2018 Special Services Audit had troubling findings
In the May 23 issue of the Lake Oswego Review, Sara Pocklington, a member of the Lake Oswego School Board, is quoted as saying that she is "really excited to see some of the cost neutral solutions that [Patrick Tomblin, LOSD Director of Special Services has] put in place." In the corporate world where Ms. Pocklington works, the term "cost neutral" may be commendable but in the non-profit special services education world, especially in the case of the Lake Oswego School District where it has been documented that there are numerous areas that require significant improvement, the term "cost neutral" means that our most vulnerable children will continue not getting the services that they need and deserve.
We would encourage Ms. Pocklington, as well as every other school board member, to read the results of the 2018 Special Services Audit that was conducted by an independent consulting firm. Most of the recommendations are so basic that Mr. Tomblin, as well as the entire LOSD administration and board, should be embarrassed. To illustrate, the following are two excerpts from this audit: "Current staffing models result in students with disabilities receiving most of their specialized instruction...from assistants as opposed to highly, qualified learning specialists or classroom teachers...the practice requires the least qualified professional to work with the most complex student"; and a recommendation " . . . providing staff and the community with the historical perspective of special education as civil rights legislation protecting those with disabilities . . . would help clarify the purpose of special education as a service meant to level the playing field." This principle is so fundamental to federal law as it pertains to the right for all children to access and attain a public school education that it is frankly stunning it needs to be specifically enumerated in this audit.
Editor's note: Lake Oswego School District Superintendent Michael Musick's reply is presented below.
During our School Board study session on May 20, the Board had a lengthy discussion about having new structures and allocation of resources put toward our Special Education (SPED) program. This presentation was in response to a Special Services audit that was presented last year. It gave the Board time to study our staff's efforts to realign our Special Services staffing by increasing the number of professionals providing specialized instruction, and on a largely cost neutral basis beginning this fall.

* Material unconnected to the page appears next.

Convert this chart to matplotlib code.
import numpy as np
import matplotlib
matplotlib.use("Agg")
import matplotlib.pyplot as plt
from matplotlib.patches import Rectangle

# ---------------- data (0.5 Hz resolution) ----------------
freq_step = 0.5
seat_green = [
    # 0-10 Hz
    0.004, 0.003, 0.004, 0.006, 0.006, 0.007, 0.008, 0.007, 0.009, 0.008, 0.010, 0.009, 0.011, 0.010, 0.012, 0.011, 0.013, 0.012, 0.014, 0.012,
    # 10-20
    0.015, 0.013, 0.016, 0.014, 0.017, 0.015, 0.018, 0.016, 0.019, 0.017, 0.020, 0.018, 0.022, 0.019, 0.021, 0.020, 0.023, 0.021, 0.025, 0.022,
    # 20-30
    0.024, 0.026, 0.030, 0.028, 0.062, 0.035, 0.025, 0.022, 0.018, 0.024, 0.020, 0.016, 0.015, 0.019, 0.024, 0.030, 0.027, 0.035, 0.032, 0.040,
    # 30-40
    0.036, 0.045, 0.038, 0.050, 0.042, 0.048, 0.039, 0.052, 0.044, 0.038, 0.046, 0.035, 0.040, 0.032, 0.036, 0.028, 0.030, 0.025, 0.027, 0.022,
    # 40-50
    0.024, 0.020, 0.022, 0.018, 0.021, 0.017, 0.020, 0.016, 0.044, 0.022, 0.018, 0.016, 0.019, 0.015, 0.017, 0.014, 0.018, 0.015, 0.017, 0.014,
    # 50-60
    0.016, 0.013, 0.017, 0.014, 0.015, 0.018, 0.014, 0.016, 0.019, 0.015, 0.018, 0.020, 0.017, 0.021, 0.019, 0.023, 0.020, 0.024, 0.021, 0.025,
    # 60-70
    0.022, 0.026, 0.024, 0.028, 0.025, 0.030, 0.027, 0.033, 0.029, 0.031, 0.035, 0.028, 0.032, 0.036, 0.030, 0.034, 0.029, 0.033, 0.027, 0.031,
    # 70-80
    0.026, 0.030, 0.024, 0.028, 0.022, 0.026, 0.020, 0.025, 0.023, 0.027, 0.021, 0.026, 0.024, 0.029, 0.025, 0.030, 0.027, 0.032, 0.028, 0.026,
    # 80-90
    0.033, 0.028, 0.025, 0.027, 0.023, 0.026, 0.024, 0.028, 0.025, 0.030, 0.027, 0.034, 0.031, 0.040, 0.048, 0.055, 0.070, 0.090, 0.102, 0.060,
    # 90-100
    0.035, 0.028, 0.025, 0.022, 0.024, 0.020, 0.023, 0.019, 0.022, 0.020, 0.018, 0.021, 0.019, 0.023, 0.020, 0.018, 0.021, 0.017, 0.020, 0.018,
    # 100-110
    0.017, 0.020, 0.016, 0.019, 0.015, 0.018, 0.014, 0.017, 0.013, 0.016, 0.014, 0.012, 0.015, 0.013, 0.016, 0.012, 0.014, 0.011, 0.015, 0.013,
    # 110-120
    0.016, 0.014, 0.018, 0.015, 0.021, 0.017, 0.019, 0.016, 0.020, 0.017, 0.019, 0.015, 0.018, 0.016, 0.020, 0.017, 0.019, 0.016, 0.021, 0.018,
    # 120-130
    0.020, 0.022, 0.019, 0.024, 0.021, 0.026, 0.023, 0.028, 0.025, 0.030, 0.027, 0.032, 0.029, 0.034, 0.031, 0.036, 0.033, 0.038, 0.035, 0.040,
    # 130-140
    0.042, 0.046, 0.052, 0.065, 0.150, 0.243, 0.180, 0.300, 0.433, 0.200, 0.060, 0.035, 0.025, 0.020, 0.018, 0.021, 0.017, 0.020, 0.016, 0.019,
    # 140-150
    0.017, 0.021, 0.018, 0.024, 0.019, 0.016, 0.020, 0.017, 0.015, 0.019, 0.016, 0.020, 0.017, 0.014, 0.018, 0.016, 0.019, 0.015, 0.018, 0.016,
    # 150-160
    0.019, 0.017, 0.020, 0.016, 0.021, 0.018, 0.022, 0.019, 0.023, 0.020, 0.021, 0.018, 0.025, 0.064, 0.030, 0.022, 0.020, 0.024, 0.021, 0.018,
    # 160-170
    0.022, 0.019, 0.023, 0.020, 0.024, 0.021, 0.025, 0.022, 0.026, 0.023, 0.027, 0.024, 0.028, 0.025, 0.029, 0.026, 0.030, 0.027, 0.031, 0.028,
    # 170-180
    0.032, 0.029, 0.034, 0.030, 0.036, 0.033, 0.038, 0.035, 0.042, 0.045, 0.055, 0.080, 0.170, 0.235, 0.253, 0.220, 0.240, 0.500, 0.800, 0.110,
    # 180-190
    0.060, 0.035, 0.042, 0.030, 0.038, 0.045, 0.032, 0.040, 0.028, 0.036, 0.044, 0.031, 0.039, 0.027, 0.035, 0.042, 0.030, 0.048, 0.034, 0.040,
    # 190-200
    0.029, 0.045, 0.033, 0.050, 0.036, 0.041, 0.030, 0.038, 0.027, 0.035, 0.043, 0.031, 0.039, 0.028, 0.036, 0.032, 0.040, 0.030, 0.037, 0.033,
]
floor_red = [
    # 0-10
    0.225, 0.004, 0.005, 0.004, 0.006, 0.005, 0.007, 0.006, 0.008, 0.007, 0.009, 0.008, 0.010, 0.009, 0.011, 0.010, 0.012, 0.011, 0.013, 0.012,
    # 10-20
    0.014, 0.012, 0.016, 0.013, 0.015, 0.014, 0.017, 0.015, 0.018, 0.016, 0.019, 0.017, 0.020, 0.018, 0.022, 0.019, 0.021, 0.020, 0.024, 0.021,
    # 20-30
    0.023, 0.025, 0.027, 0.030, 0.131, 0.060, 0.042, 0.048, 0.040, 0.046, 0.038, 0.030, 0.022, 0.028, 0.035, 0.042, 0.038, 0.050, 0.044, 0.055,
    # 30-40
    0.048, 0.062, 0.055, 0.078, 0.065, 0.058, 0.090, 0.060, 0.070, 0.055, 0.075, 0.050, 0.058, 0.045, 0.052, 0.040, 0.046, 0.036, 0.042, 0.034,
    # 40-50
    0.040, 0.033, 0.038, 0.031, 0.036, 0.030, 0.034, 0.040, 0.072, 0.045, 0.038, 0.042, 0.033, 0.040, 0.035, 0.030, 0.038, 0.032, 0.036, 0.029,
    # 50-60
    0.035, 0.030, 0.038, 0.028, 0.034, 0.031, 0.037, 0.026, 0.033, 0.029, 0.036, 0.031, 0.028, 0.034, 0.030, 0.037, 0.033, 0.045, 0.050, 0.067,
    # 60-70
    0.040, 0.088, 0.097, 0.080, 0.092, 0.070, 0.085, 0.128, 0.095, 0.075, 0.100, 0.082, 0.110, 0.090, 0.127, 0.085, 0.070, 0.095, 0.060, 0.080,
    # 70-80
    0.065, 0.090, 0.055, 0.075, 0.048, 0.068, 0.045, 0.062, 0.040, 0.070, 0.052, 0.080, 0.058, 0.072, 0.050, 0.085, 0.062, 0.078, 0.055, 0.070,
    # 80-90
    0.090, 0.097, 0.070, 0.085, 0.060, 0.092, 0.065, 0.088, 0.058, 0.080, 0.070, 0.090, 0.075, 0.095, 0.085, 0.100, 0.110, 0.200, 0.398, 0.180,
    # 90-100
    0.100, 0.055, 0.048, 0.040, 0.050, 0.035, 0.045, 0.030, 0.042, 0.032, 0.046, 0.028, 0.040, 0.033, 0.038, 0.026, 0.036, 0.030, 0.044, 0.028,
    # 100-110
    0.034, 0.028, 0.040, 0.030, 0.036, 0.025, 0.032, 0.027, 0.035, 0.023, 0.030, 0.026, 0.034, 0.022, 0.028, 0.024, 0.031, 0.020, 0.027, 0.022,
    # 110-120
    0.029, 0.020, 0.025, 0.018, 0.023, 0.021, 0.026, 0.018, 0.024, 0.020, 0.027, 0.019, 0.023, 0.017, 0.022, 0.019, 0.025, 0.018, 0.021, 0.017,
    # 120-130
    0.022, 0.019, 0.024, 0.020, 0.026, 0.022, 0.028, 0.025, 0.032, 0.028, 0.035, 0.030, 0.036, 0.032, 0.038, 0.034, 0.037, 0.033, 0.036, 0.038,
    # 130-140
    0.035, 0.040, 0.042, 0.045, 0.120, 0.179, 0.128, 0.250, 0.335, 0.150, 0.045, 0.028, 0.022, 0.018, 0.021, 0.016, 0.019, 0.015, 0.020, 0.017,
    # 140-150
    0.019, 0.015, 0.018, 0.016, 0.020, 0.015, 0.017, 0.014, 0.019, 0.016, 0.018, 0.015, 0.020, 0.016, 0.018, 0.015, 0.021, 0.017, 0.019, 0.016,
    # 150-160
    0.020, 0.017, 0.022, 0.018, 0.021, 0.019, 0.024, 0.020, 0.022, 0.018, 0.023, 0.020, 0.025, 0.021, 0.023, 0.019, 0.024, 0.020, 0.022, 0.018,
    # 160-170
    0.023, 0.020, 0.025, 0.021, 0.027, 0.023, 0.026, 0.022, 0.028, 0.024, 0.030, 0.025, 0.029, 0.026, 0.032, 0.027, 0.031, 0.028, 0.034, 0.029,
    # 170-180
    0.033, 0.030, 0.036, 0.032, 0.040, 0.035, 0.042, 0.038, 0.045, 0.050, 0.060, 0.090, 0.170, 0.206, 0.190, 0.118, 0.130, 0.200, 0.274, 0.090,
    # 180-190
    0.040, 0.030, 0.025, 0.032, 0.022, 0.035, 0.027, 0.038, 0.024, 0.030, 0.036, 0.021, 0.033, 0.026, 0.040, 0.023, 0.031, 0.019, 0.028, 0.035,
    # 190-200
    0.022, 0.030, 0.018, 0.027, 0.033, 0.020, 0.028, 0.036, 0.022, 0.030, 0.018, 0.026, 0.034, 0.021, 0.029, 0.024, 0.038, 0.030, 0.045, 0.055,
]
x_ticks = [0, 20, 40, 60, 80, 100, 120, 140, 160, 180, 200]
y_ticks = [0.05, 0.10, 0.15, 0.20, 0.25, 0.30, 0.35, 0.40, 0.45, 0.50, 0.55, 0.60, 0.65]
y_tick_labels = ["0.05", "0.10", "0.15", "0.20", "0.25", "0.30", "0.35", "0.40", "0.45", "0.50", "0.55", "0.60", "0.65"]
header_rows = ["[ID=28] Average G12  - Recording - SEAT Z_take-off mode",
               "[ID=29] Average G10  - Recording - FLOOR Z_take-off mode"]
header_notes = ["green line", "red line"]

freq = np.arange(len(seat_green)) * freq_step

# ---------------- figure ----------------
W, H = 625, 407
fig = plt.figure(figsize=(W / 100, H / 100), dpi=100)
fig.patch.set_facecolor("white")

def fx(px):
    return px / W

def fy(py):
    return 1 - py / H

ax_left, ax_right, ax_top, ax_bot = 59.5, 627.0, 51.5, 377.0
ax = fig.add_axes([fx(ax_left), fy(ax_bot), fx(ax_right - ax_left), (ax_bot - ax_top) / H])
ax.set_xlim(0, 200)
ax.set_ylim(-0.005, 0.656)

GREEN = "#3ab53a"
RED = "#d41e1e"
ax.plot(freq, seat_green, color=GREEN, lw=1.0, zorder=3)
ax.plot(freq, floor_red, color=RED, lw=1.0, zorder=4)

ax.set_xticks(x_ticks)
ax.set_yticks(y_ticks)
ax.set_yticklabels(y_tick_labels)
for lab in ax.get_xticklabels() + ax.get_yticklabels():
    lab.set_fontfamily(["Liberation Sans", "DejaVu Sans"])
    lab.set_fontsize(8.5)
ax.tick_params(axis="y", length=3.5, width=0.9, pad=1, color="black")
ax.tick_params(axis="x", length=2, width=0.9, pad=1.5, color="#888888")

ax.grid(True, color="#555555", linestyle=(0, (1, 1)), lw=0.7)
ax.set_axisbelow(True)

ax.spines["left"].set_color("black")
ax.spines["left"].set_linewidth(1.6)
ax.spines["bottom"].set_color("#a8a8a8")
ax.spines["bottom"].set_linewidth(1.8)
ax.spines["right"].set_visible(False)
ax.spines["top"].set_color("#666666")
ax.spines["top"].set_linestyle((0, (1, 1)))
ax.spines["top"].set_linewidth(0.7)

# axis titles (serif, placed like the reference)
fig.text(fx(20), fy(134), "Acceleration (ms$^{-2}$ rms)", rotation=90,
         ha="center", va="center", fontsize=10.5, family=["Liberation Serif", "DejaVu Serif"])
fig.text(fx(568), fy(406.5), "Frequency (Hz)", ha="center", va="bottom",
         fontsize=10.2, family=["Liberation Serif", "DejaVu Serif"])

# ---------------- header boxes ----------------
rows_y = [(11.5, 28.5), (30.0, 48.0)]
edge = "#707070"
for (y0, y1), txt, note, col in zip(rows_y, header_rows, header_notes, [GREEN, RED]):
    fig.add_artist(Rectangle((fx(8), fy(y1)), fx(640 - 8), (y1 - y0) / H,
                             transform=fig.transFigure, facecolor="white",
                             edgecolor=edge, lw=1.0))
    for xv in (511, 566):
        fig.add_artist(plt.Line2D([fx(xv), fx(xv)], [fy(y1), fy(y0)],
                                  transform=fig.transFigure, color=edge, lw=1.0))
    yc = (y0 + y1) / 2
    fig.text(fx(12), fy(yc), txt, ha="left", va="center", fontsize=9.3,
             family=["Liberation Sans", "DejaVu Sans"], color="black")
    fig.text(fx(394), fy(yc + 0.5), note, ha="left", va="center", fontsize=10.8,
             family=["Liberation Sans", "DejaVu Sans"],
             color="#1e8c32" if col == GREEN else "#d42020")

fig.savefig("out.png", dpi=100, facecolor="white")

To even further enhance services to our special populations, the passage of the Learning Levy will allow us to add seven full-time equivalent positions for counseling and social-emotional supports, as well as full-time reading support staff in every elementary building. The goal of this work is to ensure the success of students who have learning challenges.
The author of the letter notes a comment made by Board member Pocklington, but the author did not have the complete context of our full three-month budget work. Board member Pocklington's next sentence asked how the District would be building in additional supports that are not cost neutral. On May 30, the District Budget Committee confirmed the 2019-20 budget, which includes more than 40 additional teachers, counselors and special education student support personnel within our Teaching and Learning budget.
Additionally, to add more accountability, all SPED budgets will now be under Dr. Jennifer Schiele, our Assistant Superintendent Teaching and Learning. All of Student Services is now under her supervision. This will make our team more agile and provide more services to our SPED students by ensuring alignment between all of our regular and special services programs. The reorganization of Special Services staffing will now provide the opportunity for LOSD to shift budgets toward programs and training that will also enable us to fund the student support structures Mr. Tomblin discussed during his Board presentation. This was an important and compelling recommendation from the Audit that the District is acting on.
We always appreciate input from our community, but I would like our parents and community stakeholders to know that by using an equity lens, we now have shifted and reallocated a significant amount of our 2018-19 budget to support our most underperforming groups of students within the 2019-20 budget. Let's also remember that most of the local option funds will be allocated for targeted investments to hire teachers dedicated to students who have IEP or 504 plans.
As the Board of Education and I continue to support Dr. Lora de la Cruz's transition, this budget will place significant resources toward the students who need it the most.